___ DATA SECTION

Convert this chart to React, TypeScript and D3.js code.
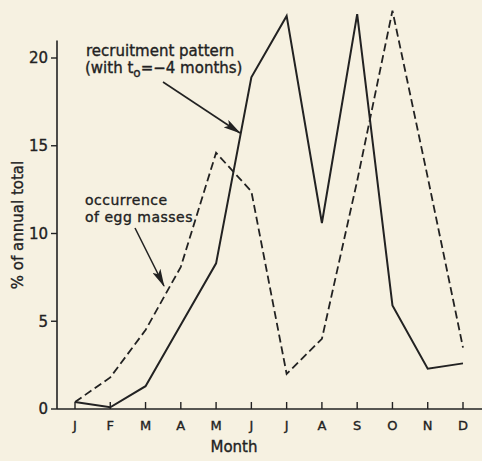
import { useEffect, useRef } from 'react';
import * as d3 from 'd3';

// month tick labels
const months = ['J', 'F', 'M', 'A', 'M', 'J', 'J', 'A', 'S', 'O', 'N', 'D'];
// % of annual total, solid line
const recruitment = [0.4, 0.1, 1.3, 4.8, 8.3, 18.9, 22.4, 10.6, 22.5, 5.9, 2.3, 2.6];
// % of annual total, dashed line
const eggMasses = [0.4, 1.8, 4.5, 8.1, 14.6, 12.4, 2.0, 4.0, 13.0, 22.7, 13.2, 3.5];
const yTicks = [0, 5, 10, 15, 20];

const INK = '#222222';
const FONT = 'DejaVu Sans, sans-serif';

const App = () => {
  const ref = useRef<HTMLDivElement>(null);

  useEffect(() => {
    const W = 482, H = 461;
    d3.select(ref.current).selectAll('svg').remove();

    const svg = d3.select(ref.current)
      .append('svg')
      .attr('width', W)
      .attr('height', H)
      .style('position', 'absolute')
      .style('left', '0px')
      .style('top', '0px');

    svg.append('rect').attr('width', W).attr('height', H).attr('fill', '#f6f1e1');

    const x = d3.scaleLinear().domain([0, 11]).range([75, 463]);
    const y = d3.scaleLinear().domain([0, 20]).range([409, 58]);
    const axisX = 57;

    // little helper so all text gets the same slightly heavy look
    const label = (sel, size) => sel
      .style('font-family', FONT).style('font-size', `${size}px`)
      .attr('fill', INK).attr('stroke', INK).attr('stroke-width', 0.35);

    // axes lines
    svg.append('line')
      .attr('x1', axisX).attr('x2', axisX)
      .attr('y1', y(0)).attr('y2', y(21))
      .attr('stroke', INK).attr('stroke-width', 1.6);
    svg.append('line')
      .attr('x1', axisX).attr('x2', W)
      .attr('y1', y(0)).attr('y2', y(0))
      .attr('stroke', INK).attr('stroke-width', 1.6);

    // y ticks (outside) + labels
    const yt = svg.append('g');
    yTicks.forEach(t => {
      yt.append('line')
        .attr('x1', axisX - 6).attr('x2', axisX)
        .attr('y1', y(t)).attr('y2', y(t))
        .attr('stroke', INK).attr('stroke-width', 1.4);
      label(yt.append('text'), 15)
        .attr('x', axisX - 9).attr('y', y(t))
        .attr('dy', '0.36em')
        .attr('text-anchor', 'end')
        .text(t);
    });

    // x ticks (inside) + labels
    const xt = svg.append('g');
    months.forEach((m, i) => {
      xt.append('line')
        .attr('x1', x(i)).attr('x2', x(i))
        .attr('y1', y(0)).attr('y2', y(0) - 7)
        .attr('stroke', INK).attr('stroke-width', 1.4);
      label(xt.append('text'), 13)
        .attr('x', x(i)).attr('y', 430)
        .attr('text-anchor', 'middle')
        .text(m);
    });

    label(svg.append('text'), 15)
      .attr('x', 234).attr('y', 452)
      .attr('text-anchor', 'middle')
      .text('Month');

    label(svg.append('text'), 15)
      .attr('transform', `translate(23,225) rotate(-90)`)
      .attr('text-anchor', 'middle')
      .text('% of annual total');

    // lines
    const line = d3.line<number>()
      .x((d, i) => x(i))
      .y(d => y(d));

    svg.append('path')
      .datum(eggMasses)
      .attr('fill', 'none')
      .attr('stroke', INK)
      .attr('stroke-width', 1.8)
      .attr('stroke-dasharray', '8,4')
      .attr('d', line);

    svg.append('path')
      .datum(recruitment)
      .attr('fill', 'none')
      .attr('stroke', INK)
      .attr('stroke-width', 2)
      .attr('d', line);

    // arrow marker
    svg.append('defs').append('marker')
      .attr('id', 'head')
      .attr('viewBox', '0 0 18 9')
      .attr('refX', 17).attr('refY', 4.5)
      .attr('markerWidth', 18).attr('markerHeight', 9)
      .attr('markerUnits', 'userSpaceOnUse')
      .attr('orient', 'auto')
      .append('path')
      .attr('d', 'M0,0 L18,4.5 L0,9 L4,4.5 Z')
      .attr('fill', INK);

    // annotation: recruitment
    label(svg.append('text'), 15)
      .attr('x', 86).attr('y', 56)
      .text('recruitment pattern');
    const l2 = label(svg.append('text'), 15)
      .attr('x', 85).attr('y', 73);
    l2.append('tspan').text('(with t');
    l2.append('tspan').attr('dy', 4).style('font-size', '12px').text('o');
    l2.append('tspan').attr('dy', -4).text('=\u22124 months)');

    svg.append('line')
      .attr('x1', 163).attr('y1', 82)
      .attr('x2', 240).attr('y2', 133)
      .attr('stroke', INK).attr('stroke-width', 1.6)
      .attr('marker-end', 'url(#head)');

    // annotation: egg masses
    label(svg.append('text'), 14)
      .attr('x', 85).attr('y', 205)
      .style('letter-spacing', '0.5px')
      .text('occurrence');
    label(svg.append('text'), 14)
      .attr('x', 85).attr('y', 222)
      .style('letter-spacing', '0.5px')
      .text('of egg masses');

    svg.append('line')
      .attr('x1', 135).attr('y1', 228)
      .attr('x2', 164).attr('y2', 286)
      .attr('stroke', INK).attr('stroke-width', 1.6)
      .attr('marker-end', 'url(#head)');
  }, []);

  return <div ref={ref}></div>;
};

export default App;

______

GIVEN INSTRUCTION -
Only lines belong in the copy: transcribe those from the start of the data through the line that contains "const ref = useRef<HTMLDivElement>(null);", and skip the pictures.

THE RESULT -
Convert this chart to React, TypeScript and D3.js code.
import { useEffect, useRef } from 'react';
import * as d3 from 'd3';

// month tick labels
const months = ['J', 'F', 'M', 'A', 'M', 'J', 'J', 'A', 'S', 'O', 'N', 'D'];
// % of annual total, solid line
const recruitment = [0.4, 0.1, 1.3, 4.8, 8.3, 18.9, 22.4, 10.6, 22.5, 5.9, 2.3, 2.6];
// % of annual total, dashed line
const eggMasses = [0.4, 1.8, 4.5, 8.1, 14.6, 12.4, 2.0, 4.0, 13.0, 22.7, 13.2, 3.5];
const yTicks = [0, 5, 10, 15, 20];

const INK = '#222222';
const FONT = 'DejaVu Sans, sans-serif';

const App = () => {
  const ref = useRef<HTMLDivElement>(null);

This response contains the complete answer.